- GIVEN EXERCISE
Seek out every line containing the word "this", and copy each.

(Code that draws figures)
---
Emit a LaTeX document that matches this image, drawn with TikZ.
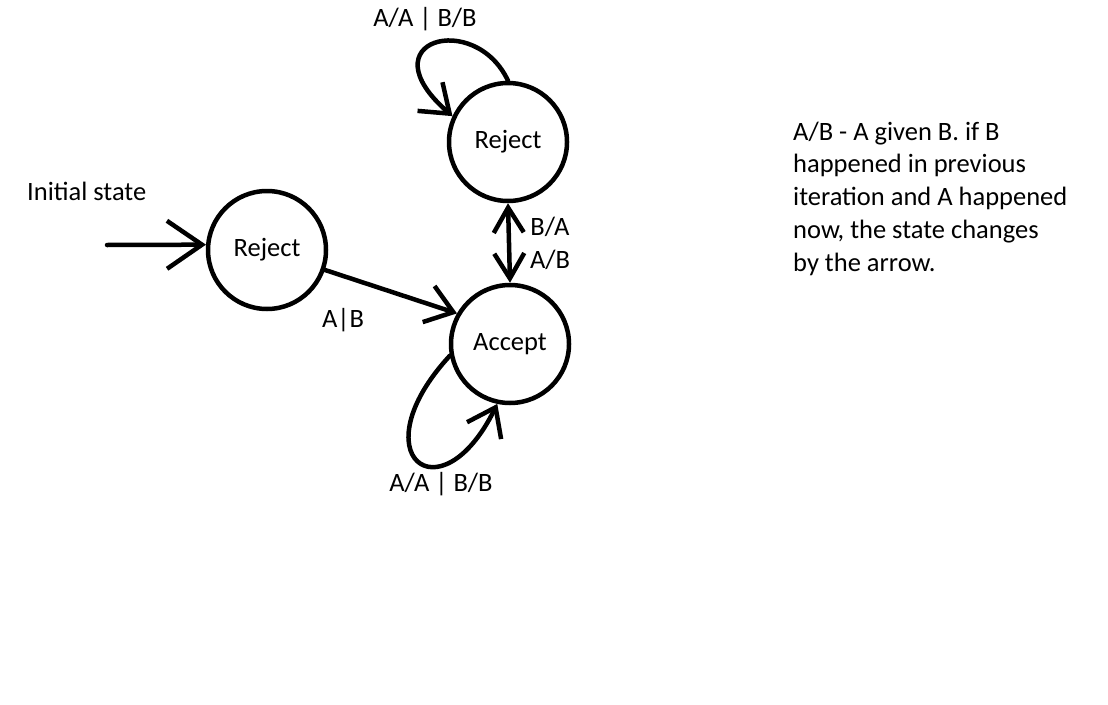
\documentclass[tikz,border=0pt]{standalone}
\usepackage{fontspec}
\setmainfont{Carlito}
\usetikzlibrary{arrows.meta}
\tikzset{
  state/.style={draw, circle, line width=4.5pt, minimum size=118pt, inner sep=0pt},
  lbl/.style={anchor=base, inner sep=0pt},
  edge/.style={line width=4.5pt, line cap=round, -{Straight Barb[length=26pt,width=38pt]}},
  bigedge/.style={line width=4.5pt, line cap=round, -{Straight Barb[length=35pt,width=48pt]}},
}
\begin{document}
\begin{tikzpicture}[x=1pt, y=-1pt, font=\fontsize{26.5}{32.7}\selectfont]
\useasboundingbox (0,0) rectangle (1108,704);
\node[state] (rejL) at (267,250) {Reject};
\node[state] (rejT) at (508,142) {Reject};
\node[state] (acc) at (510,344) {Accept};
\coordinate (init) at (107,245);
\node[anchor=base west, inner sep=0pt] (initlbl) at (27,200) {Initial state};
\draw[bigedge] (init) -- (rejL.175);
\draw[edge] (rejL.-19) -- (acc.150);
\draw[edge, {Straight Barb[length=25pt,width=30pt]}-{Straight Barb[length=25pt,width=30pt]}] (rejT.south) -- (acc.north);
\draw[edge] (rejT.90) .. controls (475,10) and (365,40) .. (rejT.155);
\draw[edge] (acc.191) .. controls (358,455) and (440,520) .. (acc.258);
\node[lbl] (lab1) at (343,327) {A|B};
\node[lbl] (lab2) at (550,235) {B/A};
\node[lbl] (lab3) at (550,268) {A/B};
\node[lbl] (lab4) at (425,27) {A/A | B/B};
\node[lbl] (lab5) at (441,491) {A/A | B/B};
\node[anchor=base west, inner sep=0pt, align=left] (note) at (793,271)
  {A/B - A given B. if B\\happened in previous\\iteration and A happened\\now, the state changes\\by the arrow.};
\end{tikzpicture}
\end{document}
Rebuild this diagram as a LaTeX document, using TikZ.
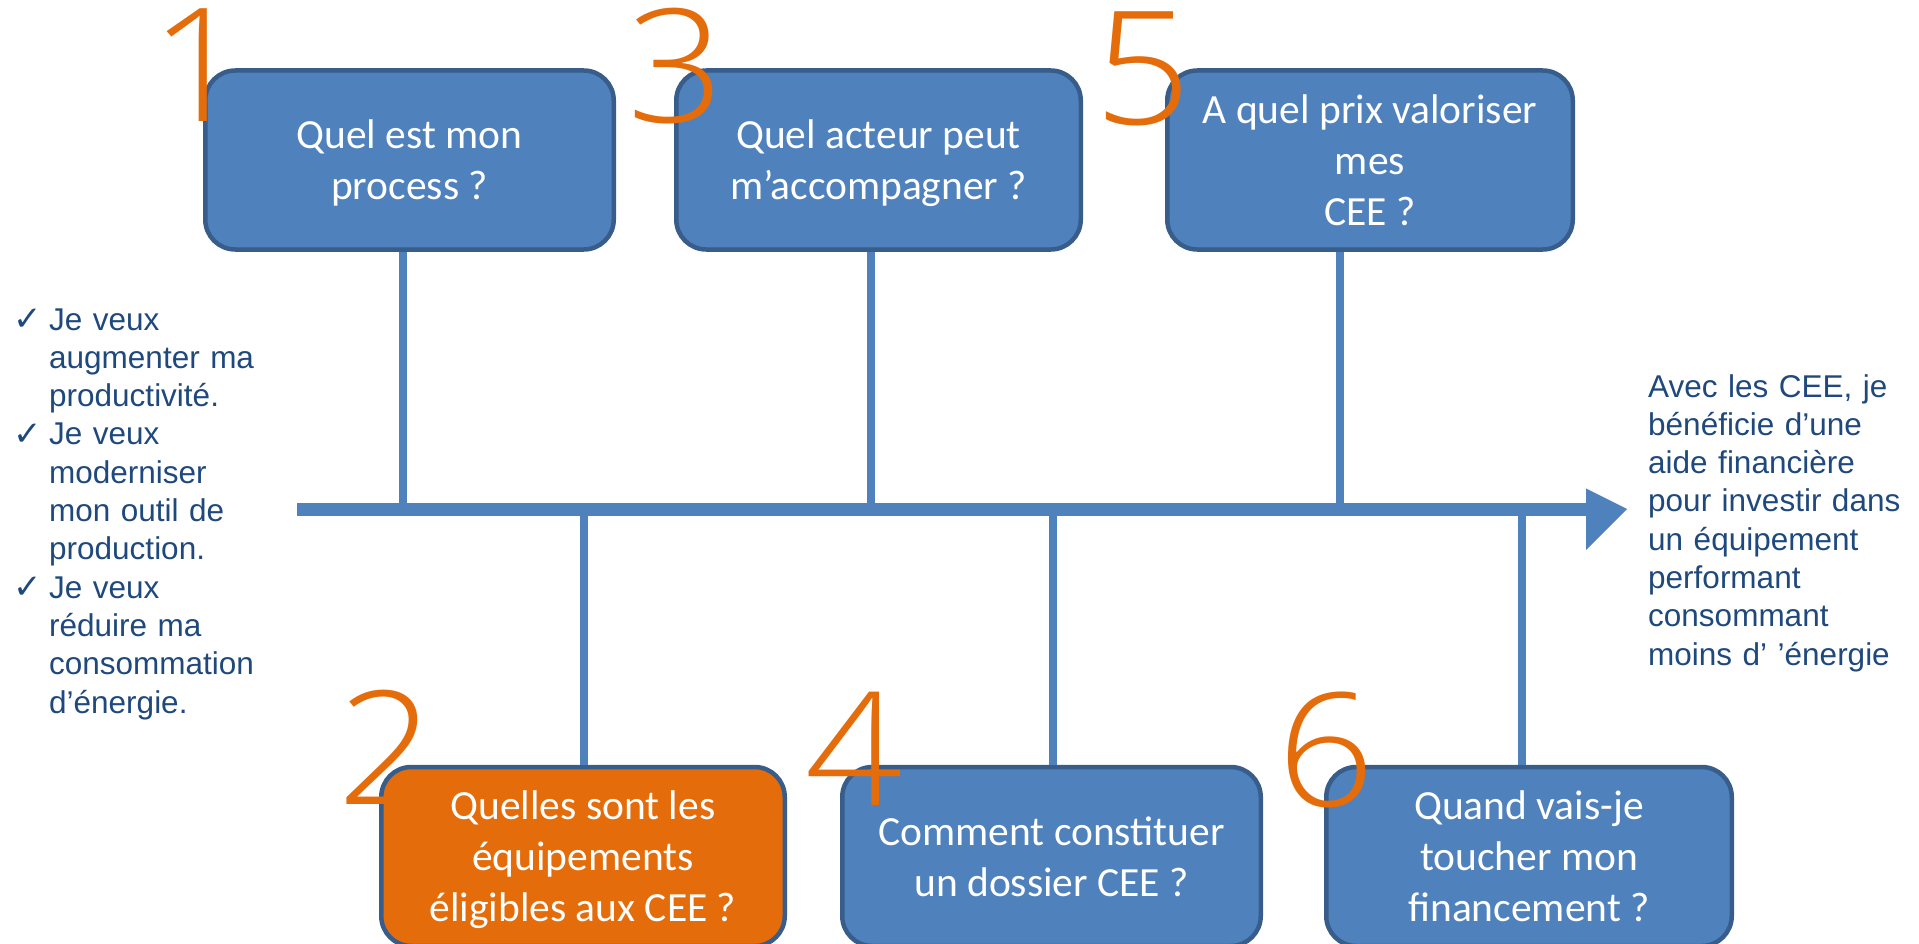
---
- FINAL RESULT
Emit a LaTeX document that matches this image, drawn with TikZ.
Rebuild this diagram as a LaTeX document, using TikZ.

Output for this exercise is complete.